The passage of time and its perception in everyday life is the main theme of Marco Kane Braunschweiler´s work (Switzerland, 1985), an occurrence the Swiss-American artist usually exhibits by incorporating natural flowers in his work. Ranging from graphic pieces which integrate newspapers used by flower vendors to wrap bouquets or by filming irises which move gently in the wind, Braunschweiler confronts us with the brevity and fragility of the living moment. In this sense, the series of videos Timelapse and in this case Timelapse 14 ( 2014) – represents an authentic contemporary vanitas. A temporary sequence of three minutes allows us contemplate the beauty of the irises and produce a feeling that time is irremediably running out.
Finally, the tour closes with a specific fragment from Body & Soul (2014) by Ditte Gantriis (Copenhagen, Denmark, 1980). With the aim of showing the falseness of every commercial image, Body & Soul combines multiple registers which question neoliberal consumerism and offers a new system of meanings, emotions and experiences extracted from the slogan “ Body and mind”. For this purpose, Gantriis creates a new imagery in appearance absurd but ideologically freed of any strategy of submission.

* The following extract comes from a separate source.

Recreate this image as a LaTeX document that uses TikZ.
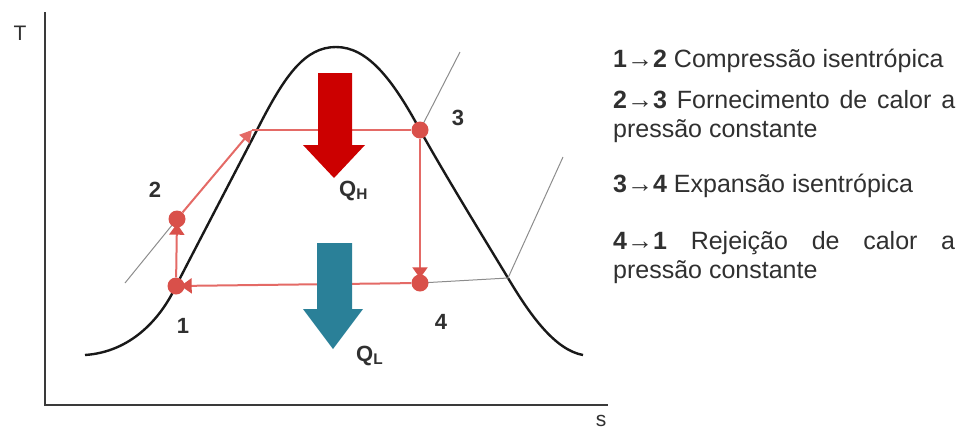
\documentclass[tikz,border=0pt]{standalone}
\usepackage{fontspec}
\setmainfont{Liberation Sans}
\usetikzlibrary{arrows.meta}
\definecolor{cycred}{HTML}{E46A66}
\definecolor{dotred}{HTML}{D9504A}
\definecolor{heatred}{HTML}{CC0000}
\definecolor{coldblue}{HTML}{2A8098}
\definecolor{linegray}{HTML}{8C8C8C}
\definecolor{axisc}{HTML}{3A3A3A}
\definecolor{txt}{HTML}{303030}
\newcommand{\legarrow}{{\fontsize{26}{26}\selectfont→}}
\begin{document}
\begin{tikzpicture}[x=1pt,y=-1pt,
  cyc/.style={draw=cycred, line width=2pt},
  tipped/.style={-{Triangle[length=11pt,width=15pt,color=dotred]}, shorten >=-4pt},
  dotn/.style={circle, fill=dotred, inner sep=0pt, minimum size=17pt},
  graylin/.style={draw=linegray, line width=1pt},
  axisl/.style={draw=axisc, line width=2.4pt},
  curvel/.style={draw=black!90, line width=2.4pt},
  lbl/.style={font=\bfseries\fontsize{22}{22}\selectfont, text=txt, inner sep=0pt},
  axlbl/.style={font=\fontsize{21}{21}\selectfont, text=txt, inner sep=0pt},
  legend/.style={text width=342pt, align=justify, anchor=base west, inner sep=0pt, font=\fontsize{25}{29}\selectfont, text=txt}
]
\useasboundingbox (0,0) rectangle (967,432);
% axes
\coordinate (origin) at (45,405);
\coordinate (ytop) at (45,12);
\coordinate (xend) at (608,405);
\draw[axisl] (ytop) -- (origin) -- (xend);
\node[axlbl] (tlab) at (20,33) {T};
\node[axlbl] (slab) at (601,421) {s};
% saturation dome
\draw[curvel] (85,355) .. controls (130,352) and (160,320) .. (176,286)
  .. controls (197,245) and (240,163) .. (258,128)
  .. controls (285,75) and (305,47) .. (336,47)
  .. controls (367,47) and (392,78) .. (420,130)
  .. controls (445,175) and (485,240) .. (508,278)
  .. controls (530,315) and (555,350) .. (583,355);
% state points
\coordinate (p1) at (176,286);
\coordinate (p2) at (177,219);
\coordinate (pc) at (252,130);
\coordinate (p3) at (420,130);
\coordinate (p4) at (420,283);
\coordinate (g1) at (125,283);
\coordinate (g2) at (460,52);
\coordinate (g3) at (508,278);
\coordinate (g4) at (563,157);
% gray constant-pressure lines
\draw[graylin] (g1) -- (p2);
\draw[graylin] (p3) -- (g2);
\draw[graylin] (p4) -- (g3) -- (g4);
% dots
\node[dotn] (d1) at (p1) {};
\node[dotn] (d2) at (p2) {};
\node[dotn] (d3) at (p3) {};
\node[dotn] (d4) at (p4) {};
% cycle
\draw[cyc, tipped] (d1) -- (d2);
\draw[cyc, -{Triangle[length=12pt,width=13pt]}] (d2) -- (pc);
\draw[cyc] (pc) -- (d3);
\draw[cyc, tipped] (d3) -- (d4);
\draw[cyc, tipped] (d4) -- (d1);
% heat arrows
\fill[heatred] (318,73) -- (352,73) -- (352,145) -- (365,145) -- (334,178) -- (303,145) -- (318,145) -- cycle;
\fill[coldblue] (317,243) -- (352,243) -- (352,309) -- (363,309) -- (333,349) -- (303,309) -- (317,309) -- cycle;
% labels
\node[lbl] (l1) at (183,326) {1};
\node[lbl] (l2) at (155,190) {2};
\node[lbl] (l3) at (458,118) {3};
\node[lbl] (l4) at (441,322) {4};
\node[lbl, anchor=west] (qh) at (339,191) {Q\textsubscript{H}};
\node[lbl, anchor=west] (ql) at (356,356) {Q\textsubscript{L}};
% legend
\node[legend] (t1) at (613,67) {\textbf{1}\legarrow\textbf{2} Compressão isentrópica};
\node[legend] (t2) at (613,108) {\textbf{2}\legarrow\textbf{3} Fornecimento de calor a\linebreak pressão constante};
\node[legend] (t3) at (613,192) {\textbf{3}\legarrow\textbf{4} Expansão isentrópica};
\node[legend] (t4) at (613,249) {\textbf{4}\legarrow\textbf{1} Rejeição de calor a\linebreak pressão constante};
\end{tikzpicture}
\end{document}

As a way of reclaiming arts and crafts and spirituality, a blue monochrome mural, the image of a vase produced manually and two drawings of baboons which interact with each other live together in the showroom without quite knowing what´s going.
In conclusion, A Room with a View is a specific collection of some of the formal and conceptual changes which redefine the mutable nature of the photographic image nowadays. Changes marked not only by technological progress, but also by the desire to resist the willingness to accept the norm which so defines our constant visual consumption. At any rate, it is a speculative exercise able to narrate images which don´t quite fit in the narration we expected to find.